TASK REQUIREMENTS: Print each line exactly as it is given.

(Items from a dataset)
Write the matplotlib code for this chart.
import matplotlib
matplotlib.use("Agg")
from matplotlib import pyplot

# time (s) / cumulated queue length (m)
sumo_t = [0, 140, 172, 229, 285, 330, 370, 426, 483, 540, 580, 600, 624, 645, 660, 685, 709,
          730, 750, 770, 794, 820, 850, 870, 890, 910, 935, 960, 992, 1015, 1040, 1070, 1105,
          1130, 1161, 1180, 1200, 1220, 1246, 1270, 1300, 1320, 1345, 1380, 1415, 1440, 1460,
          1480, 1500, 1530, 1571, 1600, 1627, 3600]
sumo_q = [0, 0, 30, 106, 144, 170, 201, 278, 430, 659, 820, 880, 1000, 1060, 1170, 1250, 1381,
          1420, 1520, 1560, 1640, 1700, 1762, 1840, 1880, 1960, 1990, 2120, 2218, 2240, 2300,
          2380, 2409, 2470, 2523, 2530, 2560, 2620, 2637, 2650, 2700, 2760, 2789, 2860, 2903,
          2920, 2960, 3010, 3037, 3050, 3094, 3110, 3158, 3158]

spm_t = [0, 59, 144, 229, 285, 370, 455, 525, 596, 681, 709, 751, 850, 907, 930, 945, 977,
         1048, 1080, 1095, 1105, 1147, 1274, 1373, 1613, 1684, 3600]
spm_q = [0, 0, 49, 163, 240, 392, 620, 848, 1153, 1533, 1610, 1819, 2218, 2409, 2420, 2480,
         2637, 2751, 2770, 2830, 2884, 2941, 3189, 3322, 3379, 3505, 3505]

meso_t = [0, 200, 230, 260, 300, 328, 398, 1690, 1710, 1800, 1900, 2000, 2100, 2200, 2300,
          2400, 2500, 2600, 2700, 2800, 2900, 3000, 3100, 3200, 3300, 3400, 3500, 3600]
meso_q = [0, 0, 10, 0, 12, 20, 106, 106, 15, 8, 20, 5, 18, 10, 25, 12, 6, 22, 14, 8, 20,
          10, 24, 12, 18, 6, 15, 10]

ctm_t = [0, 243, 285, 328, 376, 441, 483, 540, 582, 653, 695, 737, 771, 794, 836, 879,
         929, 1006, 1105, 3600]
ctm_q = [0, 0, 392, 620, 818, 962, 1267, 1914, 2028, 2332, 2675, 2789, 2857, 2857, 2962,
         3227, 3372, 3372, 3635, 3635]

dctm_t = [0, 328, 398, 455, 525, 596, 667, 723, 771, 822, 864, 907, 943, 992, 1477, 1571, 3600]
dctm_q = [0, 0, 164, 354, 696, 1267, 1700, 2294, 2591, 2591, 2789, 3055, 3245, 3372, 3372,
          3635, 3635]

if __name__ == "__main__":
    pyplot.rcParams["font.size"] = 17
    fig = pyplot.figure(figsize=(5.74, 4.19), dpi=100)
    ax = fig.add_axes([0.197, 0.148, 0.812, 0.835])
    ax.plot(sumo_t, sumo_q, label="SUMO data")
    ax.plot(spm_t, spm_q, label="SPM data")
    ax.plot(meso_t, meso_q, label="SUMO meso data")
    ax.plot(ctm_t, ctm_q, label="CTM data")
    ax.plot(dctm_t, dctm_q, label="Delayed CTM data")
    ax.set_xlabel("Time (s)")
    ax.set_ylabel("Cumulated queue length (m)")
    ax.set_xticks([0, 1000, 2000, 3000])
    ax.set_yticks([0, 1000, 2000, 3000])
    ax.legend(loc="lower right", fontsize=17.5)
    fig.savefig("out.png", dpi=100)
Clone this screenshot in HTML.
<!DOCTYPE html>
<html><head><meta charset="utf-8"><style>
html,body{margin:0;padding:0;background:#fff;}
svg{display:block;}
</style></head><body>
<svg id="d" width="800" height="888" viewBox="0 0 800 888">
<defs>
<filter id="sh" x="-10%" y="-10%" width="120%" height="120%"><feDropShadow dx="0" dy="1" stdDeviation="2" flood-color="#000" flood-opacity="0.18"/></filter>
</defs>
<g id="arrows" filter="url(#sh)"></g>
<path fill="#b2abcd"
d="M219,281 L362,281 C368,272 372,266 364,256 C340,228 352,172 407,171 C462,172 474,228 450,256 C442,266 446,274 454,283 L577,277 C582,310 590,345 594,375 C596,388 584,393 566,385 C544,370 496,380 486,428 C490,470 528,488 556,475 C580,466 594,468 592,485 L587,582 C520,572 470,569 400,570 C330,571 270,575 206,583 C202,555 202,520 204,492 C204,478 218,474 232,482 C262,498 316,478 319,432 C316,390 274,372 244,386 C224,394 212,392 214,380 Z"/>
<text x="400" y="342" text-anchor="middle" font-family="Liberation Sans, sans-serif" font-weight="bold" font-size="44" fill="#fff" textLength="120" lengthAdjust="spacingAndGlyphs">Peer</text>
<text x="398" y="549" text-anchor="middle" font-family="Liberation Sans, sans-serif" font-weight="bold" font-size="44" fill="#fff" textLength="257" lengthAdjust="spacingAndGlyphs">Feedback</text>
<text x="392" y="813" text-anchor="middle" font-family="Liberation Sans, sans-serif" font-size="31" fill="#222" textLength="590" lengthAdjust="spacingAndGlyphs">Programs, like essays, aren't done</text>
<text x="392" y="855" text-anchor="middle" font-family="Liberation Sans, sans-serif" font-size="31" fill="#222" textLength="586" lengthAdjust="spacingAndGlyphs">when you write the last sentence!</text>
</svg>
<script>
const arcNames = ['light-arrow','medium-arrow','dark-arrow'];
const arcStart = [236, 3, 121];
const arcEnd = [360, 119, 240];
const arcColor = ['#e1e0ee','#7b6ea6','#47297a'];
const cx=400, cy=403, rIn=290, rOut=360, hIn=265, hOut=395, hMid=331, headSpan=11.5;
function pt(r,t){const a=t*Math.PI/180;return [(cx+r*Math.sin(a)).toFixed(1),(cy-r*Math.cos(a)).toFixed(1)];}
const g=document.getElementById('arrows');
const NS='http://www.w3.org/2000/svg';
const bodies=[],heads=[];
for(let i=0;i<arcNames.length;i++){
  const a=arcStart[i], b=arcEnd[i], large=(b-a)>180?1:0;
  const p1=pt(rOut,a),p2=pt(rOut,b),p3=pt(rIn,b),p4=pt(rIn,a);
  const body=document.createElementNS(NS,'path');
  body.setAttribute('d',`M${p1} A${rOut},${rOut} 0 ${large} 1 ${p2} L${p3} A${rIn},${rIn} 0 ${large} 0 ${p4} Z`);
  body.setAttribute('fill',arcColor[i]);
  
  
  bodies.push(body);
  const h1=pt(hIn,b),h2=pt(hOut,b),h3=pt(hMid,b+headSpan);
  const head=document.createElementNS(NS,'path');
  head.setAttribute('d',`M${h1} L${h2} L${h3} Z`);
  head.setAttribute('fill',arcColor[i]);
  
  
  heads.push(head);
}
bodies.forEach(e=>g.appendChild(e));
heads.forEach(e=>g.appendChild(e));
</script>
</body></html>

PROBLEM SOLUTION:
Write the matplotlib code for this chart.
import matplotlib
matplotlib.use("Agg")
from matplotlib import pyplot

# time (s) / cumulated queue length (m)
sumo_t = [0, 140, 172, 229, 285, 330, 370, 426, 483, 540, 580, 600, 624, 645, 660, 685, 709,
          730, 750, 770, 794, 820, 850, 870, 890, 910, 935, 960, 992, 1015, 1040, 1070, 1105,
          1130, 1161, 1180, 1200, 1220, 1246, 1270, 1300, 1320, 1345, 1380, 1415, 1440, 1460,
          1480, 1500, 1530, 1571, 1600, 1627, 3600]
sumo_q = [0, 0, 30, 106, 144, 170, 201, 278, 430, 659, 820, 880, 1000, 1060, 1170, 1250, 1381,
          1420, 1520, 1560, 1640, 1700, 1762, 1840, 1880, 1960, 1990, 2120, 2218, 2240, 2300,
          2380, 2409, 2470, 2523, 2530, 2560, 2620, 2637, 2650, 2700, 2760, 2789, 2860, 2903,
          2920, 2960, 3010, 3037, 3050, 3094, 3110, 3158, 3158]

spm_t = [0, 59, 144, 229, 285, 370, 455, 525, 596, 681, 709, 751, 850, 907, 930, 945, 977,
         1048, 1080, 1095, 1105, 1147, 1274, 1373, 1613, 1684, 3600]
spm_q = [0, 0, 49, 163, 240, 392, 620, 848, 1153, 1533, 1610, 1819, 2218, 2409, 2420, 2480,
         2637, 2751, 2770, 2830, 2884, 2941, 3189, 3322, 3379, 3505, 3505]

meso_t = [0, 200, 230, 260, 300, 328, 398, 1690, 1710, 1800, 1900, 2000, 2100, 2200, 2300,
          2400, 2500, 2600, 2700, 2800, 2900, 3000, 3100, 3200, 3300, 3400, 3500, 3600]
meso_q = [0, 0, 10, 0, 12, 20, 106, 106, 15, 8, 20, 5, 18, 10, 25, 12, 6, 22, 14, 8, 20,
          10, 24, 12, 18, 6, 15, 10]

ctm_t = [0, 243, 285, 328, 376, 441, 483, 540, 582, 653, 695, 737, 771, 794, 836, 879,
         929, 1006, 1105, 3600]
ctm_q = [0, 0, 392, 620, 818, 962, 1267, 1914, 2028, 2332, 2675, 2789, 2857, 2857, 2962,
         3227, 3372, 3372, 3635, 3635]

dctm_t = [0, 328, 398, 455, 525, 596, 667, 723, 771, 822, 864, 907, 943, 992, 1477, 1571, 3600]
dctm_q = [0, 0, 164, 354, 696, 1267, 1700, 2294, 2591, 2591, 2789, 3055, 3245, 3372, 3372,
          3635, 3635]

if __name__ == "__main__":
    pyplot.rcParams["font.size"] = 17
    fig = pyplot.figure(figsize=(5.74, 4.19), dpi=100)
    ax = fig.add_axes([0.197, 0.148, 0.812, 0.835])
    ax.plot(sumo_t, sumo_q, label="SUMO data")
    ax.plot(spm_t, spm_q, label="SPM data")
    ax.plot(meso_t, meso_q, label="SUMO meso data")
    ax.plot(ctm_t, ctm_q, label="CTM data")
    ax.plot(dctm_t, dctm_q, label="Delayed CTM data")
    ax.set_xlabel("Time (s)")
    ax.set_ylabel("Cumulated queue length (m)")
    ax.set_xticks([0, 1000, 2000, 3000])
    ax.set_yticks([0, 1000, 2000, 3000])
    ax.legend(loc="lower right", fontsize=17.5)
    fig.savefig("out.png", dpi=100)
Clone this screenshot in HTML.
<!DOCTYPE html>
<html><head><meta charset="utf-8"><style>
html,body{margin:0;padding:0;background:#fff;}
svg{display:block;}
</style></head><body>
<svg id="d" width="800" height="888" viewBox="0 0 800 888">
<defs>
<filter id="sh" x="-10%" y="-10%" width="120%" height="120%"><feDropShadow dx="0" dy="1" stdDeviation="2" flood-color="#000" flood-opacity="0.18"/></filter>
</defs>
<g id="arrows" filter="url(#sh)"></g>
<path fill="#b2abcd"
d="M219,281 L362,281 C368,272 372,266 364,256 C340,228 352,172 407,171 C462,172 474,228 450,256 C442,266 446,274 454,283 L577,277 C582,310 590,345 594,375 C596,388 584,393 566,385 C544,370 496,380 486,428 C490,470 528,488 556,475 C580,466 594,468 592,485 L587,582 C520,572 470,569 400,570 C330,571 270,575 206,583 C202,555 202,520 204,492 C204,478 218,474 232,482 C262,498 316,478 319,432 C316,390 274,372 244,386 C224,394 212,392 214,380 Z"/>
<text x="400" y="342" text-anchor="middle" font-family="Liberation Sans, sans-serif" font-weight="bold" font-size="44" fill="#fff" textLength="120" lengthAdjust="spacingAndGlyphs">Peer</text>
<text x="398" y="549" text-anchor="middle" font-family="Liberation Sans, sans-serif" font-weight="bold" font-size="44" fill="#fff" textLength="257" lengthAdjust="spacingAndGlyphs">Feedback</text>
<text x="392" y="813" text-anchor="middle" font-family="Liberation Sans, sans-serif" font-size="31" fill="#222" textLength="590" lengthAdjust="spacingAndGlyphs">Programs, like essays, aren't done</text>
<text x="392" y="855" text-anchor="middle" font-family="Liberation Sans, sans-serif" font-size="31" fill="#222" textLength="586" lengthAdjust="spacingAndGlyphs">when you write the last sentence!</text>
</svg>
<script>
const arcNames = ['light-arrow','medium-arrow','dark-arrow'];
const arcStart = [236, 3, 121];
const arcEnd = [360, 119, 240];
const arcColor = ['#e1e0ee','#7b6ea6','#47297a'];
const cx=400, cy=403, rIn=290, rOut=360, hIn=265, hOut=395, hMid=331, headSpan=11.5;
function pt(r,t){const a=t*Math.PI/180;return [(cx+r*Math.sin(a)).toFixed(1),(cy-r*Math.cos(a)).toFixed(1)];}
const g=document.getElementById('arrows');
const NS='http://www.w3.org/2000/svg';
const bodies=[],heads=[];
for(let i=0;i<arcNames.length;i++){
  const a=arcStart[i], b=arcEnd[i], large=(b-a)>180?1:0;
  const p1=pt(rOut,a),p2=pt(rOut,b),p3=pt(rIn,b),p4=pt(rIn,a);
  const body=document.createElementNS(NS,'path');
  body.setAttribute('d',`M${p1} A${rOut},${rOut} 0 ${large} 1 ${p2} L${p3} A${rIn},${rIn} 0 ${large} 0 ${p4} Z`);
  body.setAttribute('fill',arcColor[i]);
  
  
  bodies.push(body);
  const h1=pt(hIn,b),h2=pt(hOut,b),h3=pt(hMid,b+headSpan);
  const head=document.createElementNS(NS,'path');
  head.setAttribute('d',`M${h1} L${h2} L${h3} Z`);
  head.setAttribute('fill',arcColor[i]);
  
  
  heads.push(head);
}
bodies.forEach(e=>g.appendChild(e));
heads.forEach(e=>g.appendChild(e));
</script>
</body></html>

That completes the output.